**What is required:** Extract the lines from the start through the line that holds "let t0 = 3600;", both included, omitting all images.

**Stored records:**

⁂

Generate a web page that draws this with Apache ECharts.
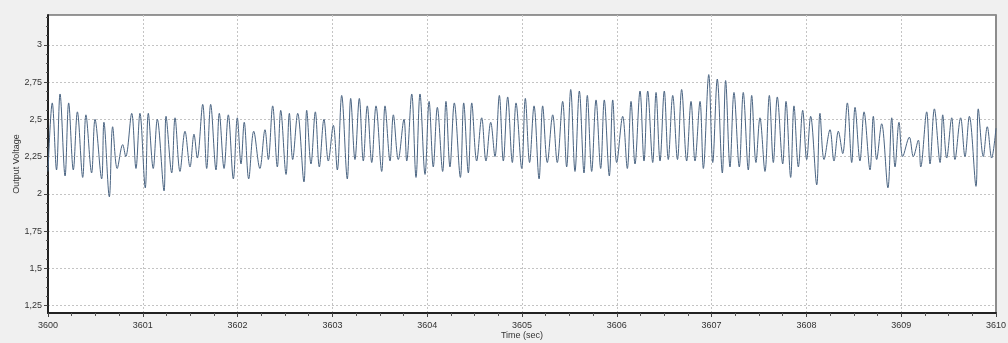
<!DOCTYPE html>
<html>
<head>
<meta charset="utf-8">
<script src="https://cdn.jsdelivr.net/npm/echarts@6/dist/echarts.min.js"></script>
<style>
    body { margin: 0; background: #f0f0f0; }
    #chart { width: 1008px; height: 343px; }
</style>
</head>
<body>
<div id="chart"></div>
<script>
// time origin of the record (sec)
let t0 = 3600;

// peaks: time offset (sec) and voltage
let peakTimes = [
    0.045, 0.127, 0.218, 0.31, 0.40, 0.496, 0.59, 0.682, 0.788, 0.883,
    0.97, 1.058, 1.153, 1.245, 1.34, 1.445, 1.54, 1.632, 1.716, 1.807,
    1.902, 1.997, 2.07, 2.17, 2.289, 2.37, 2.455, 2.546, 2.634, 2.729,
    2.82, 2.911, 3.01, 3.098, 3.193, 3.284, 3.368, 3.46, 3.555, 3.643,
    3.755, 3.837, 3.924, 4.02, 4.107, 4.198, 4.286, 4.385, 4.47, 4.575,
    4.67, 4.761, 4.849, 4.937, 5.035, 5.127, 5.218, 5.324, 5.429, 5.514,
    5.605, 5.689, 5.781, 5.868, 5.957, 6.062, 6.15, 6.245, 6.326, 6.414,
    6.501, 6.59, 6.684, 6.783, 6.878, 6.97, 7.06, 7.148, 7.236, 7.334,
    7.423, 7.51, 7.609, 7.693, 7.785, 7.869, 7.961, 8.045, 8.143, 8.249,
    8.337, 8.432, 8.513, 8.608, 8.706, 8.794, 8.9, 8.977, 9.086, 9.181,
    9.269, 9.35, 9.438, 9.533, 9.627, 9.719, 9.813, 9.908
];
let peakVolts = [
    2.61, 2.67, 2.61, 2.55, 2.53, 2.50, 2.48, 2.45, 2.33, 2.54,
    2.54, 2.54, 2.50, 2.52, 2.51, 2.42, 2.40, 2.60, 2.60, 2.54,
    2.53, 2.51, 2.48, 2.42, 2.43, 2.59, 2.56, 2.54, 2.54, 2.56,
    2.55, 2.50, 2.46, 2.66, 2.64, 2.64, 2.59, 2.59, 2.59, 2.53,
    2.50, 2.67, 2.67, 2.62, 2.58, 2.62, 2.61, 2.61, 2.61, 2.51,
    2.48, 2.66, 2.65, 2.61, 2.64, 2.59, 2.59, 2.53, 2.62, 2.70,
    2.69, 2.66, 2.63, 2.63, 2.63, 2.52, 2.62, 2.69, 2.69, 2.68,
    2.69, 2.66, 2.70, 2.62, 2.62, 2.80, 2.77, 2.76, 2.68, 2.68,
    2.66, 2.51, 2.66, 2.65, 2.62, 2.59, 2.56, 2.52, 2.54, 2.43,
    2.42, 2.61, 2.58, 2.55, 2.52, 2.47, 2.51, 2.48, 2.38, 2.36,
    2.55, 2.57, 2.53, 2.51, 2.51, 2.52, 2.57, 2.45
];

// troughs following each peak
let troughTimes = [
    0.09, 0.18, 0.267, 0.366, 0.46, 0.566, 0.647, 0.73, 0.82, 0.928,
    1.026, 1.11, 1.224, 1.305, 1.392, 1.498, 1.575, 1.674, 1.772, 1.857,
    1.955, 2.036, 2.117, 2.235, 2.324, 2.419, 2.511, 2.581, 2.70, 2.774,
    2.862, 2.957, 3.052, 3.157, 3.238, 3.326, 3.415, 3.52, 3.608, 3.695,
    3.784, 3.882, 3.977, 4.064, 4.163, 4.24, 4.35, 4.434, 4.522, 4.62,
    4.715, 4.803, 4.898, 4.997, 5.08, 5.18, 5.267, 5.372, 5.471, 5.559,
    5.654, 5.735, 5.83, 5.921, 5.999, 6.111, 6.192, 6.287, 6.379, 6.456,
    6.543, 6.64, 6.737, 6.825, 6.913, 7.012, 7.113, 7.194, 7.292, 7.387,
    7.468, 7.563, 7.651, 7.75, 7.834, 7.915, 8.003, 8.109, 8.186, 8.291,
    8.383, 8.478, 8.565, 8.671, 8.741, 8.86, 8.935, 9.016, 9.128, 9.206,
    9.304, 9.41, 9.48, 9.567, 9.673, 9.789, 9.866, 9.954
];
let troughVolts = [
    2.16, 2.12, 2.16, 2.11, 2.14, 2.10, 1.98, 2.17, 2.25, 2.17,
    2.04, 2.17, 2.02, 2.14, 2.15, 2.18, 2.24, 2.17, 2.16, 2.17,
    2.10, 2.20, 2.10, 2.17, 2.23, 2.18, 2.13, 2.23, 2.08, 2.20,
    2.18, 2.22, 2.16, 2.10, 2.23, 2.22, 2.21, 2.15, 2.22, 2.23,
    2.22, 2.11, 2.13, 2.18, 2.15, 2.18, 2.11, 2.14, 2.22, 2.22,
    2.25, 2.22, 2.21, 2.17, 2.21, 2.10, 2.21, 2.21, 2.18, 2.15,
    2.14, 2.15, 2.17, 2.12, 2.21, 2.17, 2.20, 2.22, 2.21, 2.22,
    2.23, 2.23, 2.22, 2.22, 2.17, 2.21, 2.14, 2.18, 2.18, 2.16,
    2.21, 2.15, 2.21, 2.20, 2.11, 2.18, 2.23, 2.06, 2.23, 2.22,
    2.27, 2.21, 2.22, 2.16, 2.23, 2.04, 2.18, 2.25, 2.25, 2.18,
    2.20, 2.21, 2.24, 2.23, 2.25, 2.05, 2.25, 2.24
];

// first and last samples of the window
let startVolt = 2.15;
let endVolt = 2.44;

let yLabels = [1.25, 1.5, 1.75, 2, 2.25, 2.5, 2.75, 3];
let yMinorTicks = [
    1.3125, 1.375, 1.4375, 1.5625, 1.625, 1.6875, 1.8125, 1.875, 1.9375,
    2.0625, 2.125, 2.1875, 2.3125, 2.375, 2.4375, 2.5625, 2.625, 2.6875,
    2.8125, 2.875, 2.9375, 3.0625, 3.125, 3.1875
];

function build_trace()
{
    let data = [[t0, startVolt]];
    for (let i = 0; i < peakTimes.length; i++)
    {
        data.push([t0 + peakTimes[i], peakVolts[i]]);
        data.push([t0 + troughTimes[i], troughVolts[i]]);
    }
    data.push([t0 + 10, endVolt]);
    return data;
}

let myChart = echarts.init(document.getElementById("chart"));

let labelFont = {
    color: '#333',
    fontSize: 9,
    fontFamily: 'Liberation Sans'
};
let gridDash = { color: '#c4c4c4', type: [2, 2] };

let option = {
    animation: false,
    backgroundColor: '#f0f0f0',
    grid: {
        left: 48,
        right: 12,
        top: 15,
        bottom: 30,
        outerBoundsMode: 'none',
        show: true,
        backgroundColor: '#fff',
        borderColor: '#333',
        borderWidth: 1
    },
    xAxis: {
        type: 'value',
        min: 3600,
        max: 3610,
        interval: 1,
        name: 'Time (sec)',
        nameLocation: 'middle',
        nameGap: 18,
        nameMoveOverlap: false,
        nameTextStyle: labelFont,
        axisLine: { lineStyle: { color: '#222', width: 2 } },
        axisTick: { show: true, length: 4, lineStyle: { color: '#444' } },
        minorTick: { show: true, splitNumber: 4, length: 3, lineStyle: { color: '#555' } },
        axisLabel: Object.assign({
            margin: 8,
            formatter: function (v) { return String(v); }
        }, labelFont),
        splitLine: { show: true, lineStyle: gridDash }
    },
    yAxis: [
        {
            type: 'value',
            position: 'left',
            min: 1.2,
            max: 3.2,
            name: 'Output Voltage',
            nameLocation: 'middle',
            nameGap: 27,
            nameMoveOverlap: false,
            nameTextStyle: labelFont,
            axisLine: { show: true, lineStyle: { color: '#222', width: 2 } },
            axisTick: { show: true, length: 4, customValues: yLabels, lineStyle: { color: '#444' } },
            axisLabel: Object.assign({
                margin: 6,
                customValues: yLabels,
                formatter: function (v) { return String(v).replace('.', ','); }
            }, labelFont),
            splitLine: { show: true, lineStyle: gridDash }
        },
        {
            // minor ticks on the voltage axis
            type: 'value',
            position: 'left',
            min: 1.2,
            max: 3.2,
            axisLine: { show: false },
            axisTick: { show: true, length: 2, customValues: yMinorTicks, lineStyle: { color: '#555' } },
            axisLabel: { show: false },
            splitLine: { show: false }
        },
        {
            // right frame line
            type: 'value',
            position: 'right',
            min: 1.2,
            max: 3.2,
            axisLine: { show: true, lineStyle: { color: '#8c8c8c', width: 2 } },
            axisTick: { show: false },
            axisLabel: { show: false },
            splitLine: { show: false }
        }
    ],
    series: [{
        type: 'line',
        data: build_trace(),
        symbol: 'none',
        smooth: 0.35,
        lineStyle: { color: '#4a6482', width: 1 }
    }]
};

myChart.setOption(option);
</script>
</body>
</html>
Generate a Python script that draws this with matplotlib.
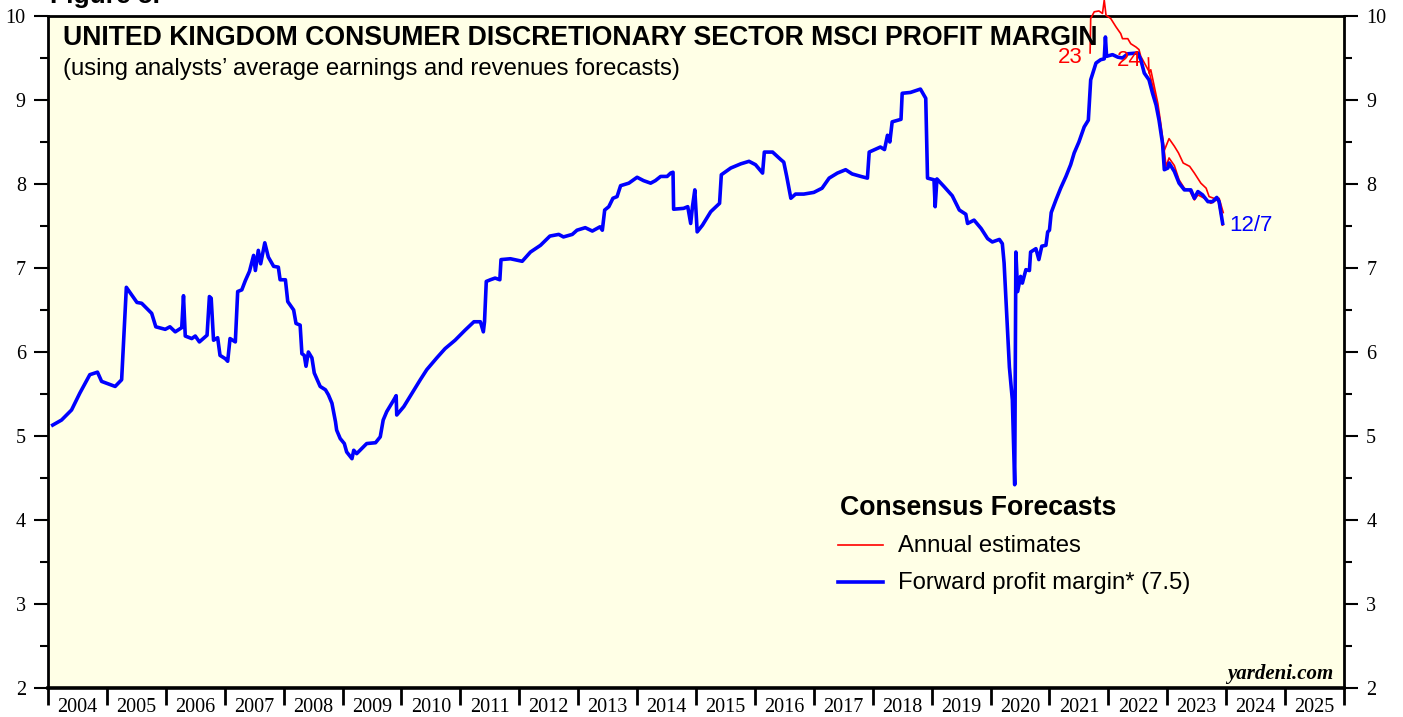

⁂

**Result for this exercise:**
Generate a web page that draws this with Apache ECharts.
<!DOCTYPE html>
<html>
<head>
<meta charset="utf-8">
<script src="https://cdn.jsdelivr.net/npm/echarts@6/dist/echarts.min.js"></script>
<style>
    body { margin: 0; background: #f0f0f0; }
    #chart { width: 1008px; height: 343px; }
</style>
</head>
<body>
<div id="chart"></div>
<script>
// time origin of the record (sec)
let t0 = 3600;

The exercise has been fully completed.